*Given task*
Pictures do not belong in your copy. Repeat all the other data exactly.

*Supplied data*
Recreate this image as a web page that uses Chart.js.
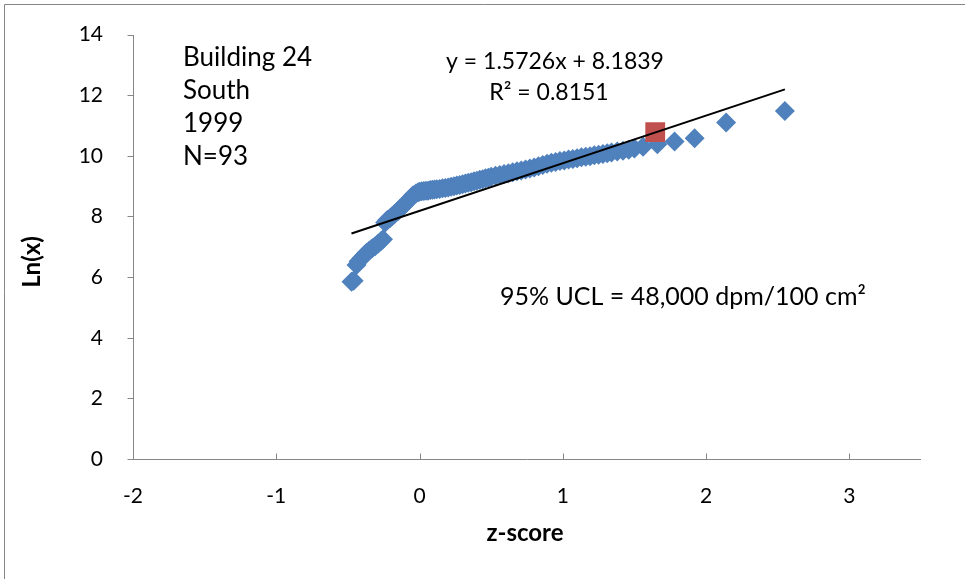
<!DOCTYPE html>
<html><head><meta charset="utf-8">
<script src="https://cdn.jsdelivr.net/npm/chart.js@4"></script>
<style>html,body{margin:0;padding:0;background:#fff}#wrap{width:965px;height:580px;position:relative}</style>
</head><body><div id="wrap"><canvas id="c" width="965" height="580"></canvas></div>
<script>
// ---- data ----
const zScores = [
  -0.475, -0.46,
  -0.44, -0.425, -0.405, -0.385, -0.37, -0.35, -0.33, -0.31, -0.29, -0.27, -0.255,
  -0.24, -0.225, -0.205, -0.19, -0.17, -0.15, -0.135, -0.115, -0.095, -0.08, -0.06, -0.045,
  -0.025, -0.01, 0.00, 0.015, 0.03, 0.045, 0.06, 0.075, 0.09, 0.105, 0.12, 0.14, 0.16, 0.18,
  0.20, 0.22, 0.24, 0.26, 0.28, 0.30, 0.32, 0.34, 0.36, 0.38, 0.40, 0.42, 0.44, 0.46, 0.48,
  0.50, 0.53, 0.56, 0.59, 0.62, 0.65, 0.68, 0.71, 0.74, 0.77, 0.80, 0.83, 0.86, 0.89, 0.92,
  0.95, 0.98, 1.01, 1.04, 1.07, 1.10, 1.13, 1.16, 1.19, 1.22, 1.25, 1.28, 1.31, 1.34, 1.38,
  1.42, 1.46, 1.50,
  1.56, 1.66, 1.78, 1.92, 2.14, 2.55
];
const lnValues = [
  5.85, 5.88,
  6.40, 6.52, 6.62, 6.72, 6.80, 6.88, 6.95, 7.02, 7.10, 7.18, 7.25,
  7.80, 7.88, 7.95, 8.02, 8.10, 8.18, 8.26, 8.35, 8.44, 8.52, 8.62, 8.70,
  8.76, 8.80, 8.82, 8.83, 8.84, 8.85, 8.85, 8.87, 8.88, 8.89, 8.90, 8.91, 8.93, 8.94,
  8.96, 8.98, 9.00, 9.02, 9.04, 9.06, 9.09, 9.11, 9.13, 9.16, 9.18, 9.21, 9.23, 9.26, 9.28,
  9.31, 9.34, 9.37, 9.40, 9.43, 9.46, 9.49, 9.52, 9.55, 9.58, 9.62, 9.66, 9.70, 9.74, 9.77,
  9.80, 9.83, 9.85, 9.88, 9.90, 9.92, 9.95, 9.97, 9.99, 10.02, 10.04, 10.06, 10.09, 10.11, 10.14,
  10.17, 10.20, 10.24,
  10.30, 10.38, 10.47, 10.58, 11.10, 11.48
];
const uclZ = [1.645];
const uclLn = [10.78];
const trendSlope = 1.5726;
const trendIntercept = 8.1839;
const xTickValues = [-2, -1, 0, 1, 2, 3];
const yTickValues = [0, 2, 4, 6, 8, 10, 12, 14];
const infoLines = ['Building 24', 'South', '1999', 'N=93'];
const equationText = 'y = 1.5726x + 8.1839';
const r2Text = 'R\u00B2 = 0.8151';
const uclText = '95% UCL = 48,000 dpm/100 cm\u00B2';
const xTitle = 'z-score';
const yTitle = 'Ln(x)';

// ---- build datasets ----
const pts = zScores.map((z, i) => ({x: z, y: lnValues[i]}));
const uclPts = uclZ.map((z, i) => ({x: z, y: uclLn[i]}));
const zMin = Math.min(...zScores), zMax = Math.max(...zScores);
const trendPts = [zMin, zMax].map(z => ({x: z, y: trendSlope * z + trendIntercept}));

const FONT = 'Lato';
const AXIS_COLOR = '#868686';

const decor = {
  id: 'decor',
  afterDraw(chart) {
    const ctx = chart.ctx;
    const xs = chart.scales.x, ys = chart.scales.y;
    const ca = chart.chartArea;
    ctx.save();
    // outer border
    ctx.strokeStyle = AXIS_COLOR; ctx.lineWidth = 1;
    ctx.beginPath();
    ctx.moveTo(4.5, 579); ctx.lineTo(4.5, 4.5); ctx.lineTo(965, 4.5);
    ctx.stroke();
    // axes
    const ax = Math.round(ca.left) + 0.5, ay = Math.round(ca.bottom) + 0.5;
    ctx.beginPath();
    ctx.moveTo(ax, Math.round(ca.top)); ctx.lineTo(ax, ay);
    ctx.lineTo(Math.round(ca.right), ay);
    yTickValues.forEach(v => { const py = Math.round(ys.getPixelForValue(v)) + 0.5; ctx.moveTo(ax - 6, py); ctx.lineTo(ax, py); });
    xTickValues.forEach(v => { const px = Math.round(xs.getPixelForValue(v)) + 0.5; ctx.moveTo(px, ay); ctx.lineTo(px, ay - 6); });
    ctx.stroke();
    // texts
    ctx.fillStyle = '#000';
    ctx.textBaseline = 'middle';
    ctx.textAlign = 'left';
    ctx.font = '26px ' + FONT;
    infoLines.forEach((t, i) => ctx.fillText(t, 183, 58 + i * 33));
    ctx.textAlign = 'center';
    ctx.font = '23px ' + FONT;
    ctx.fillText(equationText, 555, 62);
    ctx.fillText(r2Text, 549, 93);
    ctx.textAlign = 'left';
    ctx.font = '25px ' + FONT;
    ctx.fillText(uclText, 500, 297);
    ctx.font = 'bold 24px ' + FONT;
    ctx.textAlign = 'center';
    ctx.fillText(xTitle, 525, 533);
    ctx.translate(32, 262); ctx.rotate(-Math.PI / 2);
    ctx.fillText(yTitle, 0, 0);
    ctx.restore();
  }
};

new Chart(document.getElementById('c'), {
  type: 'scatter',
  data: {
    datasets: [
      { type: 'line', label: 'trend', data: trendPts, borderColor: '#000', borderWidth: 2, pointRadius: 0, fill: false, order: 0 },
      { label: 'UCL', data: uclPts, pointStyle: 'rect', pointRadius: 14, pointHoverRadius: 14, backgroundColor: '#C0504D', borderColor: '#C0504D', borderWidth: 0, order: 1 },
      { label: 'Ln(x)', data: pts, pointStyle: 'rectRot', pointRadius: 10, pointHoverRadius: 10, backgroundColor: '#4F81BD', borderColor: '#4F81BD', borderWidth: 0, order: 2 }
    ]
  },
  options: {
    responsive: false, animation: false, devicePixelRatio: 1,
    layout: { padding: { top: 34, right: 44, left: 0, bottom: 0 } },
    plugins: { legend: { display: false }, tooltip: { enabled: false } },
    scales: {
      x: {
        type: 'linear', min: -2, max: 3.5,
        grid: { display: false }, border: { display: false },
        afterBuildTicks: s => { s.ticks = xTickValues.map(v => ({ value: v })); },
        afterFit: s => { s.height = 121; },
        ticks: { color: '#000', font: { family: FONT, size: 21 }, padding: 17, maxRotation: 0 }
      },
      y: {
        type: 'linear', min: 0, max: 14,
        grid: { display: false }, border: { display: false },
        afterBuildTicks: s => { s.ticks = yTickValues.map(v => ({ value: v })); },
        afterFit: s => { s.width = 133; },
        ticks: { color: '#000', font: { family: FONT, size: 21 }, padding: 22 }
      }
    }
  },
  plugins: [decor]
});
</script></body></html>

*Task response*
Recreate this image as a web page that uses Chart.js.
<!DOCTYPE html>
<html><head><meta charset="utf-8">
<script src="https://cdn.jsdelivr.net/npm/chart.js@4"></script>
<style>html,body{margin:0;padding:0;background:#fff}#wrap{width:965px;height:580px;position:relative}</style>
</head><body><div id="wrap"><canvas id="c" width="965" height="580"></canvas></div>
<script>
// ---- data ----
const zScores = [
  -0.475, -0.46,
  -0.44, -0.425, -0.405, -0.385, -0.37, -0.35, -0.33, -0.31, -0.29, -0.27, -0.255,
  -0.24, -0.225, -0.205, -0.19, -0.17, -0.15, -0.135, -0.115, -0.095, -0.08, -0.06, -0.045,
  -0.025, -0.01, 0.00, 0.015, 0.03, 0.045, 0.06, 0.075, 0.09, 0.105, 0.12, 0.14, 0.16, 0.18,
  0.20, 0.22, 0.24, 0.26, 0.28, 0.30, 0.32, 0.34, 0.36, 0.38, 0.40, 0.42, 0.44, 0.46, 0.48,
  0.50, 0.53, 0.56, 0.59, 0.62, 0.65, 0.68, 0.71, 0.74, 0.77, 0.80, 0.83, 0.86, 0.89, 0.92,
  0.95, 0.98, 1.01, 1.04, 1.07, 1.10, 1.13, 1.16, 1.19, 1.22, 1.25, 1.28, 1.31, 1.34, 1.38,
  1.42, 1.46, 1.50,
  1.56, 1.66, 1.78, 1.92, 2.14, 2.55
];
const lnValues = [
  5.85, 5.88,
  6.40, 6.52, 6.62, 6.72, 6.80, 6.88, 6.95, 7.02, 7.10, 7.18, 7.25,
  7.80, 7.88, 7.95, 8.02, 8.10, 8.18, 8.26, 8.35, 8.44, 8.52, 8.62, 8.70,
  8.76, 8.80, 8.82, 8.83, 8.84, 8.85, 8.85, 8.87, 8.88, 8.89, 8.90, 8.91, 8.93, 8.94,
  8.96, 8.98, 9.00, 9.02, 9.04, 9.06, 9.09, 9.11, 9.13, 9.16, 9.18, 9.21, 9.23, 9.26, 9.28,
  9.31, 9.34, 9.37, 9.40, 9.43, 9.46, 9.49, 9.52, 9.55, 9.58, 9.62, 9.66, 9.70, 9.74, 9.77,
  9.80, 9.83, 9.85, 9.88, 9.90, 9.92, 9.95, 9.97, 9.99, 10.02, 10.04, 10.06, 10.09, 10.11, 10.14,
  10.17, 10.20, 10.24,
  10.30, 10.38, 10.47, 10.58, 11.10, 11.48
];
const uclZ = [1.645];
const uclLn = [10.78];
const trendSlope = 1.5726;
const trendIntercept = 8.1839;
const xTickValues = [-2, -1, 0, 1, 2, 3];
const yTickValues = [0, 2, 4, 6, 8, 10, 12, 14];
const infoLines = ['Building 24', 'South', '1999', 'N=93'];
const equationText = 'y = 1.5726x + 8.1839';
const r2Text = 'R\u00B2 = 0.8151';
const uclText = '95% UCL = 48,000 dpm/100 cm\u00B2';
const xTitle = 'z-score';
const yTitle = 'Ln(x)';

// ---- build datasets ----
const pts = zScores.map((z, i) => ({x: z, y: lnValues[i]}));
const uclPts = uclZ.map((z, i) => ({x: z, y: uclLn[i]}));
const zMin = Math.min(...zScores), zMax = Math.max(...zScores);
const trendPts = [zMin, zMax].map(z => ({x: z, y: trendSlope * z + trendIntercept}));

const FONT = 'Lato';
const AXIS_COLOR = '#868686';

const decor = {
  id: 'decor',
  afterDraw(chart) {
    const ctx = chart.ctx;
    const xs = chart.scales.x, ys = chart.scales.y;
    const ca = chart.chartArea;
    ctx.save();
    // outer border
    ctx.strokeStyle = AXIS_COLOR; ctx.lineWidth = 1;
    ctx.beginPath();
    ctx.moveTo(4.5, 579); ctx.lineTo(4.5, 4.5); ctx.lineTo(965, 4.5);
    ctx.stroke();
    // axes
    const ax = Math.round(ca.left) + 0.5, ay = Math.round(ca.bottom) + 0.5;
    ctx.beginPath();
    ctx.moveTo(ax, Math.round(ca.top)); ctx.lineTo(ax, ay);
    ctx.lineTo(Math.round(ca.right), ay);
    yTickValues.forEach(v => { const py = Math.round(ys.getPixelForValue(v)) + 0.5; ctx.moveTo(ax - 6, py); ctx.lineTo(ax, py); });
    xTickValues.forEach(v => { const px = Math.round(xs.getPixelForValue(v)) + 0.5; ctx.moveTo(px, ay); ctx.lineTo(px, ay - 6); });
    ctx.stroke();
    // texts
    ctx.fillStyle = '#000';
    ctx.textBaseline = 'middle';
    ctx.textAlign = 'left';
    ctx.font = '26px ' + FONT;
    infoLines.forEach((t, i) => ctx.fillText(t, 183, 58 + i * 33));
    ctx.textAlign = 'center';
    ctx.font = '23px ' + FONT;
    ctx.fillText(equationText, 555, 62);
    ctx.fillText(r2Text, 549, 93);
    ctx.textAlign = 'left';
    ctx.font = '25px ' + FONT;
    ctx.fillText(uclText, 500, 297);
    ctx.font = 'bold 24px ' + FONT;
    ctx.textAlign = 'center';
    ctx.fillText(xTitle, 525, 533);
    ctx.translate(32, 262); ctx.rotate(-Math.PI / 2);
    ctx.fillText(yTitle, 0, 0);
    ctx.restore();
  }
};

new Chart(document.getElementById('c'), {
  type: 'scatter',
  data: {
    datasets: [
      { type: 'line', label: 'trend', data: trendPts, borderColor: '#000', borderWidth: 2, pointRadius: 0, fill: false, order: 0 },
      { label: 'UCL', data: uclPts, pointStyle: 'rect', pointRadius: 14, pointHoverRadius: 14, backgroundColor: '#C0504D', borderColor: '#C0504D', borderWidth: 0, order: 1 },
      { label: 'Ln(x)', data: pts, pointStyle: 'rectRot', pointRadius: 10, pointHoverRadius: 10, backgroundColor: '#4F81BD', borderColor: '#4F81BD', borderWidth: 0, order: 2 }
    ]
  },
  options: {
    responsive: false, animation: false, devicePixelRatio: 1,
    layout: { padding: { top: 34, right: 44, left: 0, bottom: 0 } },
    plugins: { legend: { display: false }, tooltip: { enabled: false } },
    scales: {
      x: {
        type: 'linear', min: -2, max: 3.5,
        grid: { display: false }, border: { display: false },
        afterBuildTicks: s => { s.ticks = xTickValues.map(v => ({ value: v })); },
        afterFit: s => { s.height = 121; },
        ticks: { color: '#000', font: { family: FONT, size: 21 }, padding: 17, maxRotation: 0 }
      },
      y: {
        type: 'linear', min: 0, max: 14,
        grid: { display: false }, border: { display: false },
        afterBuildTicks: s => { s.ticks = yTickValues.map(v => ({ value: v })); },
        afterFit: s => { s.width = 133; },
        ticks: { color: '#000', font: { family: FONT, size: 21 }, padding: 22 }
      }
    }
  },
  plugins: [decor]
});
</script></body></html>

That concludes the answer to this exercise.